Agriculture and food corporation

Japfa Ltd is a multinational agriculture and food corporation headquartered in Singapore with its origins and primary operations in Indonesia (as PT Japfa Comfeed Indonesia Tbk), along with subsidiaries which operate in the rest of Asia. The company was founded in 1971, and listed at the Jakarta Stock Exchange and the Singapore Stock Exchange in 1989 and 2014 respectively. Its business include animal feed alongside fish and poultry products.
==History==
The company's operations in Indonesia originated in 1959, when Ferry Teguh Santosa founded PT Ometraco as a diversified group. Japfa was founded in 1971 at Surabaya, as a joint venture between Ometraco and German firm Internationale Graanhandel Thegrau to manufacture copra pellets and coconut oil. Its name was initially PT Java Pelletizing Factory. In 1982, Ometraco took over Thegrau's stake. Ferry's son, Handojo Santosa, joined Japfa in 1986 and later took over management of the company. Japfa entered the aquaculture industry in 1987.
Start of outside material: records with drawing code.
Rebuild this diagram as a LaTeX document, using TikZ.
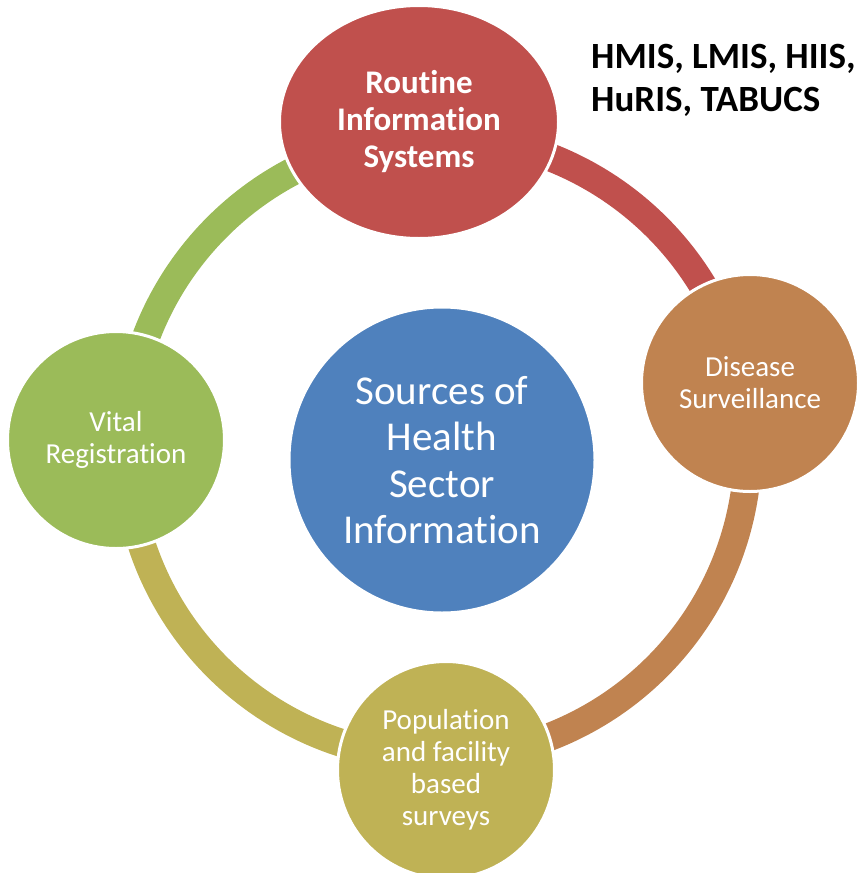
\documentclass[tikz,border=0pt]{standalone}
\usepackage{fontspec}
\setmainfont{Carlito}[Ligatures={NoCommon}]
\usetikzlibrary{shapes.geometric}
\definecolor{cred}{RGB}{192,80,77}
\definecolor{corange}{RGB}{192,131,80}
\definecolor{colive}{RGB}{191,178,85}
\definecolor{cgreen}{RGB}{155,187,89}
\definecolor{cblue}{RGB}{79,129,189}
\tikzset{
  ringarc/.style={line width=28pt, line cap=butt},
  bubble/.style={circle, draw=white, line width=3pt, inner sep=0pt, align=center, text=white, minimum size=217pt},
  lbl/.style={font=\fontsize{29}{32}\selectfont},
}
\begin{document}
\begin{tikzpicture}[x=1pt,y=-1pt]
\useasboundingbox (0,0) rectangle (863,873);
\coordinate (ring) at (437,447);
% ring arcs (clockwise on screen = increasing angle here)
\draw[ringarc, cred]    (ring) ++(-93:311) arc[start angle=-93, end angle=-11, radius=311];
\draw[ringarc, corange] (ring) ++(-11:311) arc[start angle=-11, end angle=88, radius=311];
\draw[ringarc, colive]  (ring) ++(88:311) arc[start angle=88, end angle=181, radius=311];
\draw[ringarc, cgreen]  (ring) ++(181:311) arc[start angle=181, end angle=267, radius=311];
% nodes
\node[bubble, fill=cblue, minimum size=306pt, font=\fontsize{41}{46.5}\selectfont] (center) at (442,460)
  {Sources of\\Health\\Sector\\Information};
\node[ellipse, draw=white, line width=3pt, inner sep=0pt, align=center, text=white, fill=cred,
  minimum width=279pt, minimum height=233pt, font=\bfseries\fontsize{33}{37}\selectfont] (ris) at (419,122)
  {Routine\\Information\\Systems};
\node[bubble, fill=corange, lbl] (ds) at (750,383) {Disease\\Surveillance};
\node[bubble, fill=colive, lbl] (pfs) at (446,770) {Population\\and facility\\based\\surveys};
\node[bubble, fill=cgreen, lbl] (vr) at (116,440) {Vital\\Registration};
\node[anchor=north west, align=left, inner sep=0pt, font=\bfseries\fontsize{37}{43}\selectfont] (sys) at (591,44)
  {HMIS, LMIS, HIIS,\\HuRIS, TABUCS};
\end{tikzpicture}
\end{document}
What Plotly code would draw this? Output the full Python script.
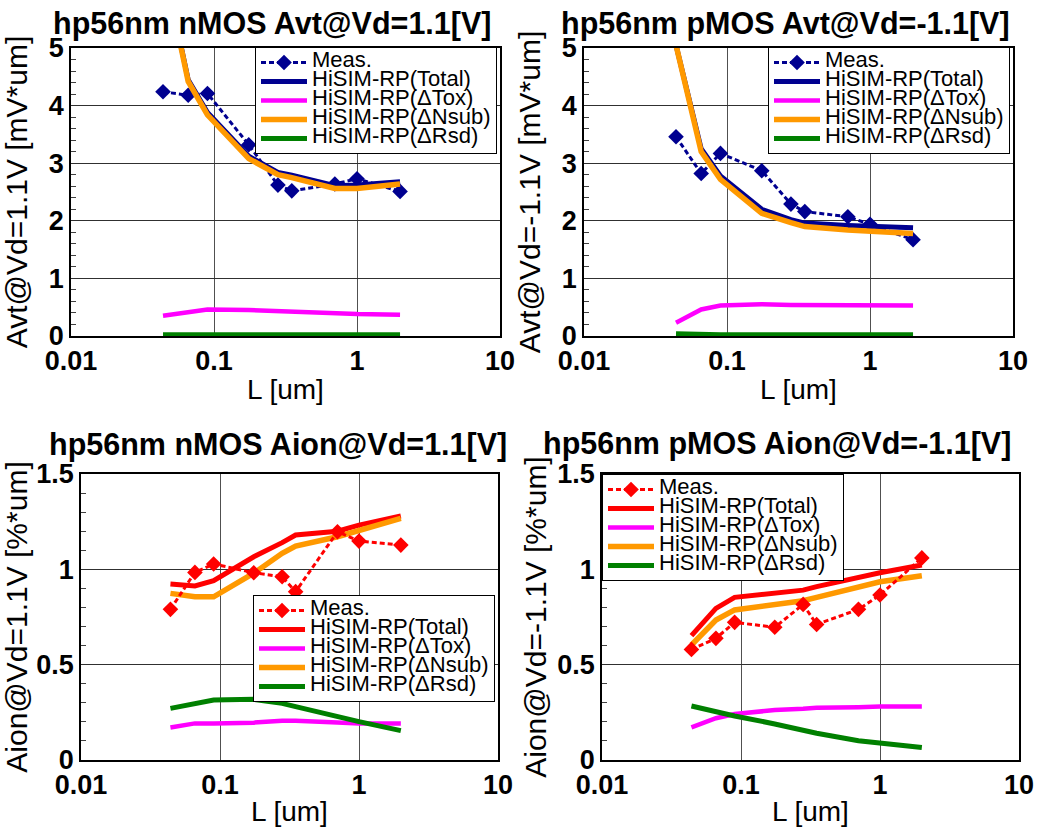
import plotly.graph_objects as go

# ---------------- data ----------------
L_meas = [0.044, 0.066, 0.09, 0.175, 0.28, 0.35, 0.7, 1.0, 2.0]
L_sim = [0.044, 0.066, 0.09, 0.175, 0.28, 0.35, 0.7, 1.0, 2.0]

# nMOS Avt
n_avt_meas = [4.24, 4.18, 4.21, 3.32, 2.62, 2.52, 2.64, 2.73, 2.51]
n_avt_total = [6.5, 4.45, 3.88, 3.12, 2.84, 2.79, 2.61, 2.62, 2.68]
n_avt_tox = [0.35, 0.42, 0.46, 0.45, 0.43, 0.42, 0.39, 0.38, 0.37]
n_avt_nsub = [6.5, 4.42, 3.84, 3.08, 2.80, 2.75, 2.56, 2.56, 2.64]
n_avt_rsd = [0.02, 0.02, 0.02, 0.02, 0.02, 0.02, 0.02, 0.02, 0.02]

# pMOS Avt
p_avt_meas = [3.46, 2.82, 3.17, 2.87, 2.29, 2.16, 2.07, 1.94, 1.67]
p_avt_total = [5.05, 3.25, 2.78, 2.20, 2.02, 1.96, 1.92, 1.90, 1.88]
p_avt_tox = [0.23, 0.46, 0.53, 0.55, 0.54, 0.54, 0.53, 0.53, 0.53]
p_avt_nsub = [5.05, 3.20, 2.72, 2.13, 1.97, 1.90, 1.84, 1.82, 1.78]
p_avt_rsd = [0.04, 0.02, 0.02, 0.02, 0.02, 0.02, 0.02, 0.02, 0.02]

# nMOS Aion
n_aion_meas = [0.79, 0.984, 1.028, 0.982, 0.961, 0.883, 1.197, 1.148, 1.127]
n_aion_total = [0.923, 0.913, 0.94, 1.066, 1.14, 1.18, 1.20, 1.232, 1.28]
n_aion_tox = [0.17, 0.192, 0.192, 0.196, 0.206, 0.206, 0.197, 0.192, 0.192]
n_aion_nsub = [0.874, 0.856, 0.856, 0.98, 1.084, 1.122, 1.171, 1.206, 1.267]
n_aion_rsd = [0.271, 0.297, 0.315, 0.318, 0.297, 0.28, 0.227, 0.201, 0.154]

# pMOS Aion
p_aion_meas = [0.58, 0.638, 0.722, 0.696, 0.816, 0.711, 0.79, 0.865, 1.06]
p_aion_total = [0.652, 0.795, 0.853, 0.874, 0.891, 0.909, 0.961, 0.982, 1.023]
p_aion_tox = [0.171, 0.219, 0.241, 0.262, 0.269, 0.274, 0.277, 0.28, 0.28]
p_aion_nsub = [0.603, 0.734, 0.787, 0.813, 0.835, 0.853, 0.909, 0.935, 0.966]
p_aion_rsd = [0.283, 0.25, 0.231, 0.189, 0.154, 0.14, 0.101, 0.087, 0.065]

series_names = ["Meas.", "HiSIM-RP(Total)", "HiSIM-RP(ΔTox)",
                "HiSIM-RP(ΔNsub)", "HiSIM-RP(ΔRsd)"]
titles = ["hp56nm nMOS Avt@Vd=1.1[V]", "hp56nm pMOS Avt@Vd=-1.1[V]",
          "hp56nm nMOS Aion@Vd=1.1[V]", "hp56nm pMOS Aion@Vd=-1.1[V]"]
ytitles = ["Avt@Vd=1.1V [mV*um]", "Avt@Vd=-1.1V [mV*um]",
           "Aion@Vd=1.1V [%*um]", "Aion@Vd=-1.1V [%*um]"]
xtitle = "L [um]"
xtick_vals = [0.01, 0.1, 1, 10]
xtick_text = ["0.01", "0.1", "1", "10"]

# ---------------- styling ----------------
FONT = "Liberation Sans, Arial, sans-serif"
W, H = 1041, 827
NAVY = "#000090"
RED = "#FF0000"
MAGENTA = "#FF00FF"
ORANGE = "#FF9900"
GREEN = "#008000"

panels = [
    dict(meas=n_avt_meas, total=n_avt_total, tox=n_avt_tox, nsub=n_avt_nsub, rsd=n_avt_rsd,
         mcol=NAVY, tcol=NAVY, meas_top=False,
         xdom=(71, 500), ydom=(48, 336), yrange=[0, 5], dtick=1, minor=0.2,
         legend=(255, 47), title=(272, 24), standoff=12),
    dict(meas=p_avt_meas, total=p_avt_total, tox=p_avt_tox, nsub=p_avt_nsub, rsd=p_avt_rsd,
         mcol=NAVY, tcol=NAVY, meas_top=False,
         xdom=(584, 1013), ydom=(48, 336), yrange=[0, 5], dtick=1, minor=0.2,
         legend=(768, 47), title=(785, 24), standoff=12),
    dict(meas=n_aion_meas, total=n_aion_total, tox=n_aion_tox, nsub=n_aion_nsub, rsd=n_aion_rsd,
         mcol=RED, tcol=RED, meas_top=True,
         xdom=(81, 498), ydom=(474, 760), yrange=[0, 1.5], dtick=0.5, minor=0.1,
         legend=(253, 595), title=(278, 445), standoff=2),
    dict(meas=p_aion_meas, total=p_aion_total, tox=p_aion_tox, nsub=p_aion_nsub, rsd=p_aion_rsd,
         mcol=RED, tcol=RED, meas_top=True,
         xdom=(602, 1019), ydom=(474, 760), yrange=[0, 1.5], dtick=0.5, minor=0.1,
         legend=(602, 474), title=(777, 443), standoff=2),
]


def lname(s):
    return '<span style="font-size:22px">' + s + '</span>'


fig = go.Figure()
layout = dict(
    width=W, height=H, margin=dict(l=0, r=0, t=0, b=0),
    paper_bgcolor="white", plot_bgcolor="white",
    font=dict(family=FONT, color="black"),
    annotations=[],
)

for i, p in enumerate(panels):
    k = i + 1
    sfx = "" if k == 1 else str(k)
    xa, ya = "x" + sfx, "y" + sfx
    leg = "legend" + sfx

    meas_tr = go.Scatter(
        x=L_meas, y=p["meas"], name=lname(series_names[0]), mode="lines+markers",
        line=dict(color=p["mcol"], width=3, dash="5px,3px"),
        marker=dict(symbol="diamond", size=12, color=p["mcol"]),
        xaxis=xa, yaxis=ya, legend=leg, legendrank=1)
    sim = [
        go.Scatter(x=L_sim, y=p["total"], name=lname(series_names[1]), mode="lines",
                   line=dict(color=p["tcol"], width=5), xaxis=xa, yaxis=ya, legend=leg, legendrank=2),
        go.Scatter(x=L_sim, y=p["tox"], name=lname(series_names[2]), mode="lines",
                   line=dict(color=MAGENTA, width=4.5), xaxis=xa, yaxis=ya, legend=leg, legendrank=3),
        go.Scatter(x=L_sim, y=p["nsub"], name=lname(series_names[3]), mode="lines",
                   line=dict(color=ORANGE, width=5.5), xaxis=xa, yaxis=ya, legend=leg, legendrank=4),
        go.Scatter(x=L_sim, y=p["rsd"], name=lname(series_names[4]), mode="lines",
                   line=dict(color=GREEN, width=5), xaxis=xa, yaxis=ya, legend=leg, legendrank=5),
    ]
    if p["meas_top"]:
        for t in sim:
            fig.add_trace(t)
        fig.add_trace(meas_tr)
    else:
        fig.add_trace(meas_tr)
        for t in sim:
            fig.add_trace(t)

    x0, x1 = p["xdom"]
    y0, y1 = p["ydom"]
    layout["xaxis" + sfx] = dict(
        domain=[x0 / W, x1 / W], anchor=ya, type="log", range=[-2, 1], automargin=False,
        tickmode="array", tickvals=xtick_vals, ticktext=xtick_text,
        tickfont=dict(family=FONT, size=27, weight="bold", color="black"),
        showline=True, linecolor="black", linewidth=1.5, mirror=True,
        showgrid=True, gridcolor="#505050", gridwidth=1.2, ticks="", zeroline=False,
        title=dict(text=xtitle, font=dict(family=FONT, size=28, color="black"), standoff=4),
    )
    layout["yaxis" + sfx] = dict(
        domain=[1 - y1 / H, 1 - y0 / H], anchor=xa, range=p["yrange"], dtick=p["dtick"],
        automargin=False,
        tickfont=dict(family=FONT, size=27, weight="bold", color="black"),
        showline=True, linecolor="black", linewidth=1.5, mirror=True,
        showgrid=True, gridcolor="#303030", gridwidth=1.2, ticks="", zeroline=False,
        minor=dict(dtick=p["minor"], ticks="inside", ticklen=5, tickcolor="#404040",
                   tickwidth=1, showgrid=False),
        title=dict(text=ytitles[i], font=dict(family=FONT, size=30, color="black"),
                   standoff=p["standoff"]),
    )
    lx, ly = p["legend"]
    layout[leg] = dict(
        x=lx / W, y=1 - ly / H, xanchor="left", yanchor="top",
        bgcolor="white", bordercolor="black", borderwidth=1,
        font=dict(family=FONT, size=12.3, color="black"),
        itemwidth=46, tracegroupgap=0, traceorder="normal",
    )
    tx, ty = p["title"]
    layout["annotations"].append(dict(
        text=titles[i], x=tx / W, y=1 - ty / H, xref="paper", yref="paper",
        xanchor="center", yanchor="middle", showarrow=False,
        font=dict(family=FONT, size=30.5, weight="bold", color="black")))

fig.update_layout(**layout)
fig.write_html("out.html")
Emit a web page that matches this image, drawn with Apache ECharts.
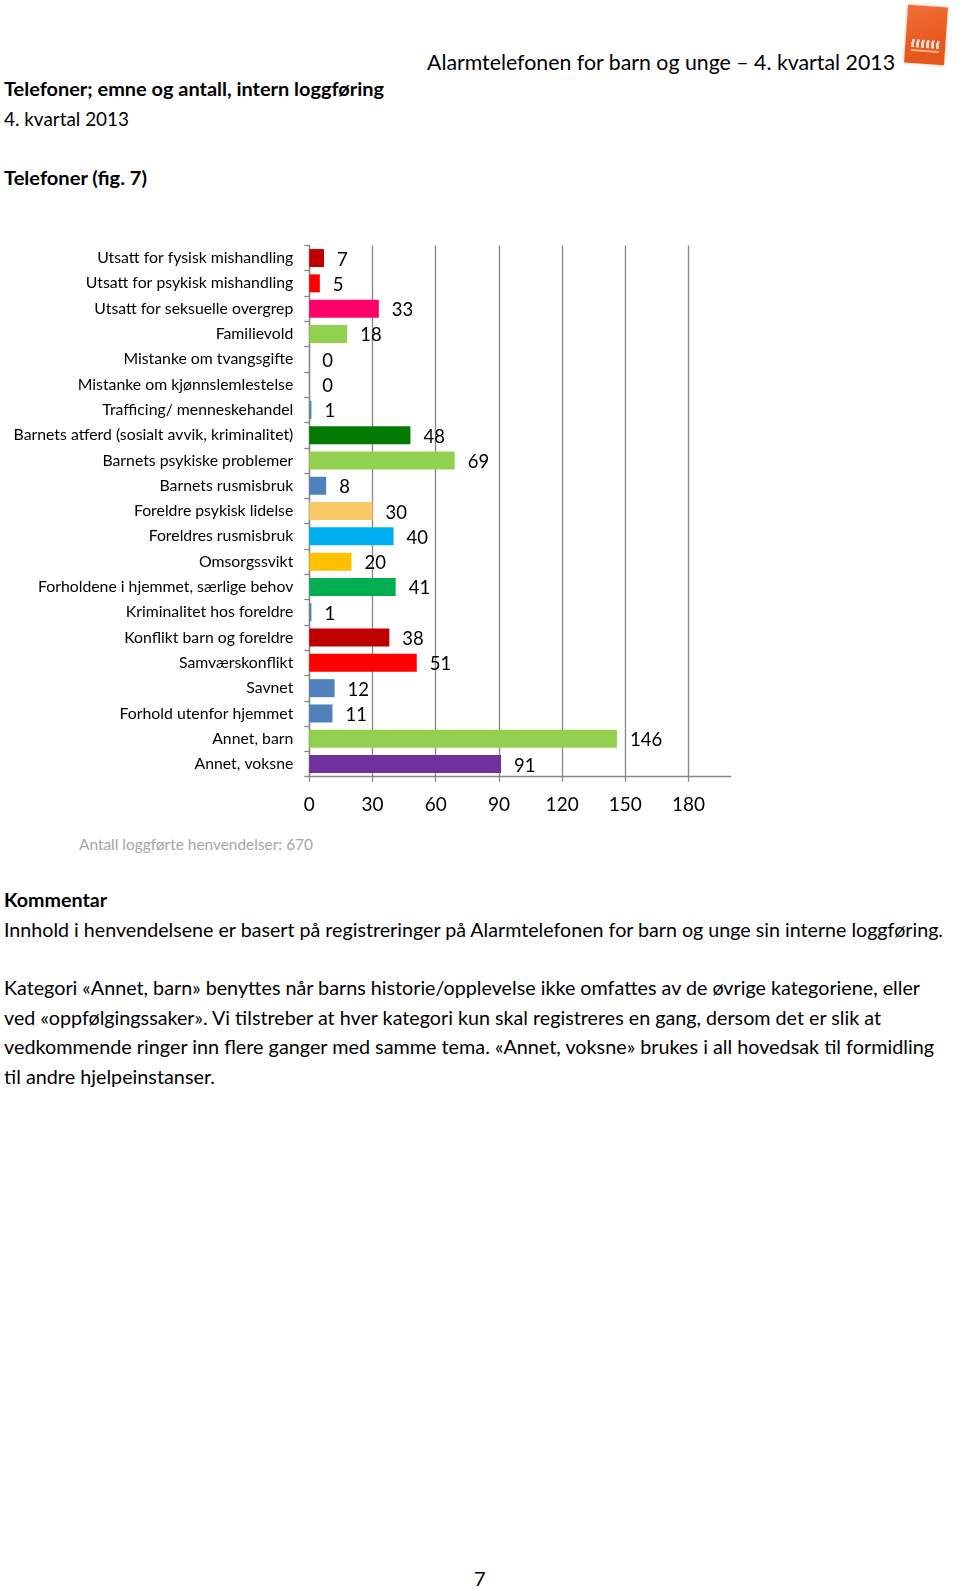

It had its initial public offering at the Jakarta and Surabaya Stock Exchanges in 1989. In 1990, the company took over assets from a number of other food manufacturers under Ometra, and renamed itself to PT Japfa Comfeed Indonesia. Ometra went bankrupt due to the Asian financial crisis in 1997, but Japfa remained operational. The company listed itself at the Singapore Stock Exchange on 15 August 2014.

==Corporate affairs==
In 2021, Japfa sold an 80% stake in its branded dairy subsidiary Greenfields to private equity groups TPG and Northstar Group for US$236 million. In 2022, the group listed its China-based dairy subsidiary AustAsia at the Hong Kong Stock Exchange, distributing the subsidiaries' shares to shareholders. As of 2022, it is the second largest poultry and animal feed producer in Indonesia, behind Charoen Pokphand. In 2018, the company was fined Rp 2 billion (US$140,000) by the Indonesian Business Competition Supervisory Commission for failing to provide a notice to the body following its acquisition of a smaller firm.

The company's Indonesian subsidiary made up approximately 75% of its total revenue in 2023, with other subsidiaries primarily operating in Vietnam, Myanmar, India, and Bangladesh.

==Products==
The company produces animal and aquaculture feed, whole poultry carcasses, beef, processed poultry products, and processed seafood.